Ketegangan antara Israel-Amerika Serikat dengan Iran pun tidak kalah kompleks. Terpolarisasinya posisi global, sanksi ekonomi, serta narasi permusuhan yang terus didengungkan memperlebar jurang antara bangsa. Dalam hal ini, sila ketiga Pancasila—Persatuan Indonesia—dapat dimaknai ulang sebagai prinsip solidaritas internasional. Bukan sekadar persatuan dalam konteks kebangsaan, tetapi dalam arti yang lebih luas: persaudaraan antarbangsa yang menolak politik adu domba dan hegemoni unilateral.

Demikian pula pada kasus perang Rusia-Ukraina yang telah menewaskan ratusan ribu orang dan merusak tatanan keamanan Eropa. Dalam narasi geopolitik Barat dan Timur, perang ini sering dibaca sebagai persaingan pengaruh antara blok NATO dan Rusia. Tapi jika didekati dari sila keempat Pancasila—kerakyatan yang dipimpin oleh hikmat kebijaksanaan dalam permusyawaratan/perwakilan—maka jalur diplomasi, dialog serta penyelesaian yang melibatkan suara rakyat seharusnya menjadi jalan utama, bukan operasi militer.

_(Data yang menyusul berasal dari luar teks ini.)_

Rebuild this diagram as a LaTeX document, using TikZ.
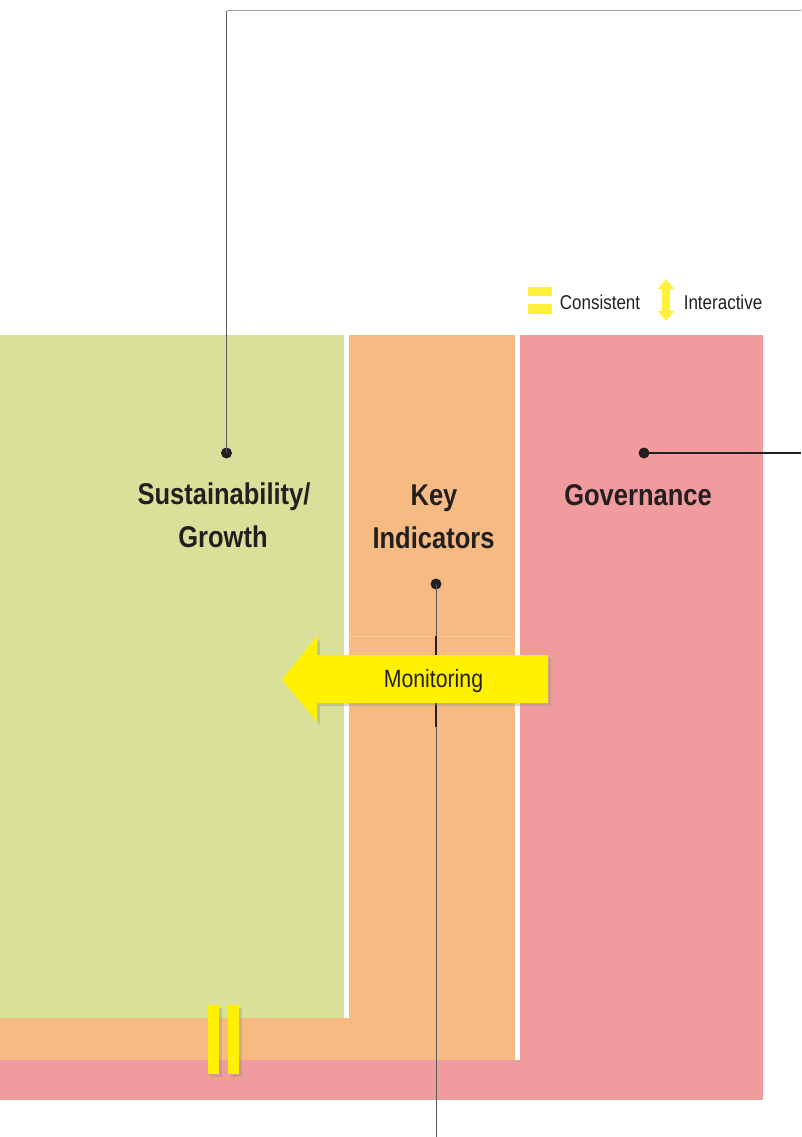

Ketegangan India-Pakistan juga menjadi contoh konflik berkepanjangan yang terjebak dalam politik nasionalisme eksklusif dan rivalitas agama. Pancasila—Ketuhanan Yang Maha Esa—mengajarkan bahwa keyakinan spiritual harus menjadi fondasi perdamaian, bukan alat pembenaran konflik. Pancasila menolak penggunaan agama sebagai alat mobilisasi kekerasan dan menekankan pentingnya toleransi yang berpijak pada kesadaran akan kemanusiaan bersama. Pancasila tidak memaksa seragamnya teologi, tetapi menyemai keadaban antarumat.

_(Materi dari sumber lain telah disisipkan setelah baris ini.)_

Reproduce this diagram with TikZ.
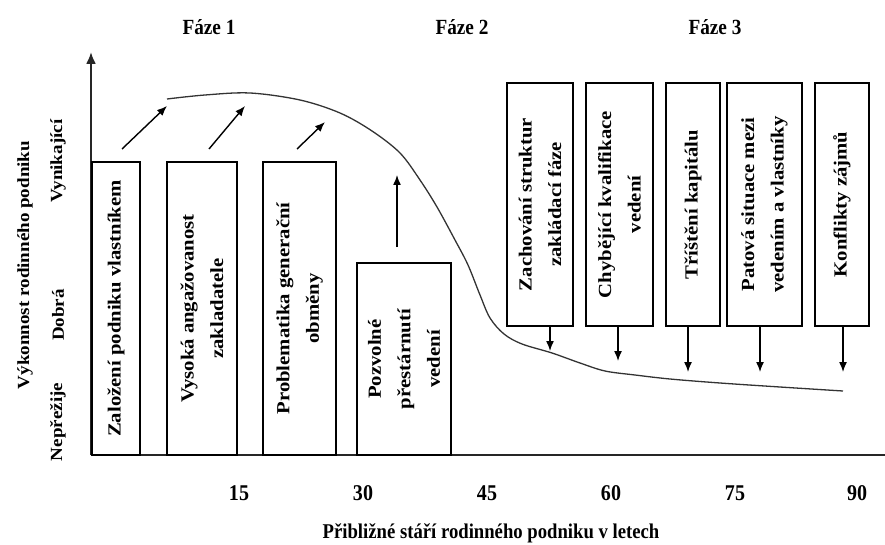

Namun, apakah Pancasila benar-benar bisa menjadi tawaran global? Di sinilah tantangannya. Dunia hari ini lebih banyak dikendalikan oleh kepentingan ekonomi-politik, blok kekuasaan, serta realitas kekuatan militer. Pancasila, yang menekankan pada kemanusiaan, musyawarah, dan keadilan sosial, terdengar lemah di tengah gempuran logika senjata dan keuntungan. Meski begitu, nilai-nilai Pancasila justru semakin relevan karena ia menawarkan pendekatan humanistik yang bersifat inklusif dan transnasional.

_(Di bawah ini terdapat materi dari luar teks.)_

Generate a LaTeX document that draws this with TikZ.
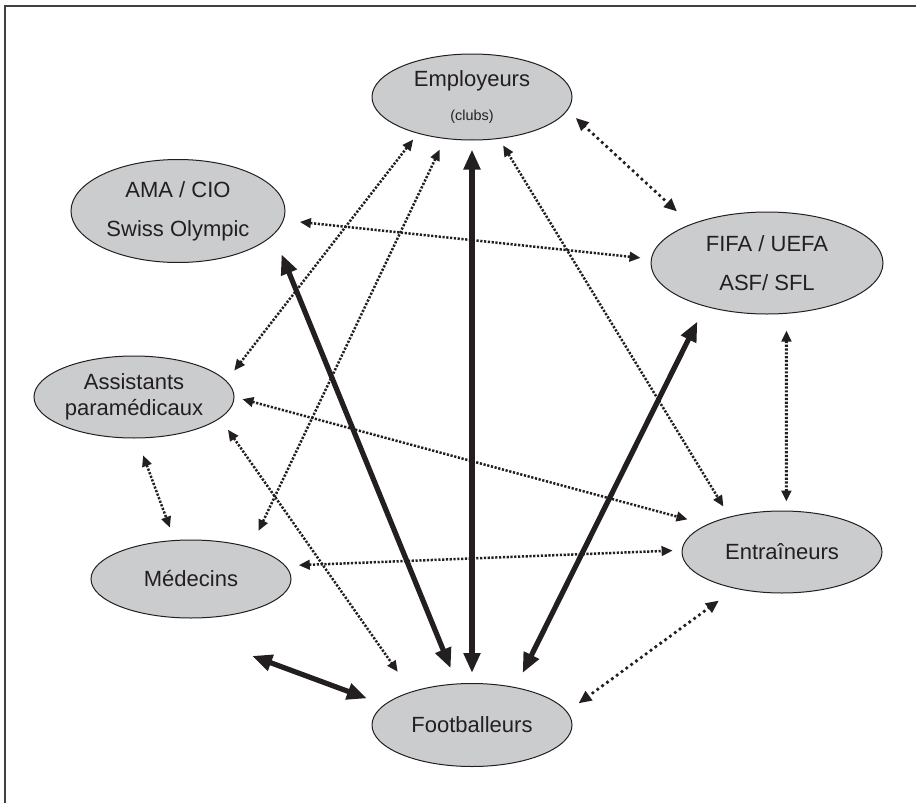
\documentclass[tikz,border=0pt]{standalone}
\usepackage{fontspec}
\setmainfont{Liberation Sans}
\usetikzlibrary{shapes.geometric,arrows.meta}
\definecolor{fondgris}{RGB}{203,204,206}
\definecolor{encre}{RGB}{35,31,32}

\begin{document}
\begin{tikzpicture}[x=0.5pt,y=-0.5pt,
    acteur/.style={ellipse,draw=encre,line width=0.5pt,fill=fondgris,inner sep=0pt,align=center,text=encre,font=\fontsize{11}{13}\selectfont},
    lien/.style={encre,line width=1.25pt,dash pattern=on 1.1pt off 0.8pt,>={Triangle[length=5.5pt,width=4.8pt]},<->},
    liengros/.style={encre,line width=1.9pt,line cap=round,dash pattern=on 0pt off 3pt,>={Triangle[length=6.5pt,width=5.5pt]},<->},
    fort/.style={encre,line width=2.6pt,>={Triangle[length=10pt,width=8pt]},<->}]
                \useasboundingbox (0,0) rectangle (916,803);
                \draw[black!75,line width=0.8pt] (5,803) -- (5,6) -- (916,6);
                % les acteurs
                \node[acteur,minimum width=100pt,minimum height=43pt] (emp) at (472,97) {Employeurs\\[4pt]{\fontsize{7.2}{8}\selectfont (clubs)}};
                \node[acteur,minimum width=107pt,minimum height=51.5pt] (ama) at (178,211) {AMA / CIO\\[6.5pt]Swiss Olympic};
                \node[acteur,minimum width=116pt,minimum height=51pt] (fifa) at (767,263) {FIFA / UEFA\\[6.5pt]ASF/ SFL};
                \node[acteur,minimum width=100pt,minimum height=41pt] (ass) at (134,397) {Assistants\\param\'edicaux};
                \node[acteur,minimum width=100pt,minimum height=39pt] (med) at (191,579) {M\'edecins};
                \node[acteur,minimum width=100pt,minimum height=41pt] (ent) at (782,552) {Entra\^ineurs};
                \node[acteur,minimum width=100pt,minimum height=41.5pt] (foot) at (472,725) {Footballeurs};
                % liens forts
                \draw[fort,shorten <=4.5pt,shorten >=5pt] (emp.-90) -- (foot.90);
                \draw[fort,shorten <=10.5pt,shorten >=8.2pt] (ama.-14.7) -- (foot.110.7);
                \draw[fort,shorten <=8.3pt,shorten >=7.9pt] (fifa.-145) -- (foot.41.4);
                \draw[fort,shorten <=69pt,shorten >=9.1pt] (med.203.8) -- (foot.167.2);
                % liens pointilles
                \draw[liengros,shorten <=5.5pt,shorten >=9.3pt] (emp.-8.1) -- (fifa.153.3);
                \draw[liengros,shorten <=10pt,shorten >=7pt] (ent.-142.3) -- (foot.8.3);
                \draw[lien,shorten <=8.1pt,shorten >=5.2pt] (ama.-5.7) -- (fifa.178.1);
                \draw[lien,shorten <=3.7pt,shorten >=6.4pt] (emp.-146.4) -- (ass.10.6);
                \draw[lien,shorten <=5.9pt,shorten >=9.1pt] (emp.-123.1) -- (med.28.1);
                \draw[lien,shorten <=3.8pt,shorten >=5.9pt] (emp.-57) -- (ent.146.5);
                \draw[lien,line width=1.5pt,shorten <=8.4pt,shorten >=4.5pt] (fifa.-69.3) -- (ent.84.4);
                \draw[lien,shorten <=4.1pt,shorten >=9.9pt] (ass.-0.5) -- (ent.160.6);
                \draw[lien,shorten <=6.9pt,shorten >=12pt] (ass.-14.3) -- (foot.151.5);
                \draw[lien,shorten <=9pt,shorten >=6.6pt] (ass.-86.2) -- (med.113);
                \draw[lien,shorten <=6.6pt,shorten >=4.5pt] (med.8.2) -- (ent.179.6);
\end{tikzpicture}
\end{document}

Indonesia sendiri telah membuktikan kapasitasnya untuk menjadi jembatan perdamaian. Keterlibatan aktif Indonesia dalam Gerakan Non-Blok dan sikap politik luar negeri bebas aktif menunjukkan bahwa Pancasila tidak hanya menjadi ide, tapi juga praksis. Namun tentu masih banyak pekerjaan rumah. Internalisasi Pancasila dalam praktik politik luar negeri Indonesia harus diperkuat agar lebih berani mengadvokasi perdamaian global secara konsisten, termasuk ketika harus berbeda sikap dengan negara-negara besar.

Membangun perdamaian dunia berbasis Pancasila memang bukan perkara mudah, tapi bukan berarti mustahil. Dunia butuh alternatif. Dan Pancasila adalah tawaran yang tidak datang dari pusat kekuasaan global, melainkan dari bangsa yang pernah dijajah, yang mengerti arti penderitaan dan nilai kemerdekaan bagi setiap bangsa. Di tengah dunia yang terus mengedepankan dominasi dan logika kekuatan, Pancasila hadir dengan pendekatan yang mengedepankan dialog, keadilan sosial, dan solidaritas umat manusia.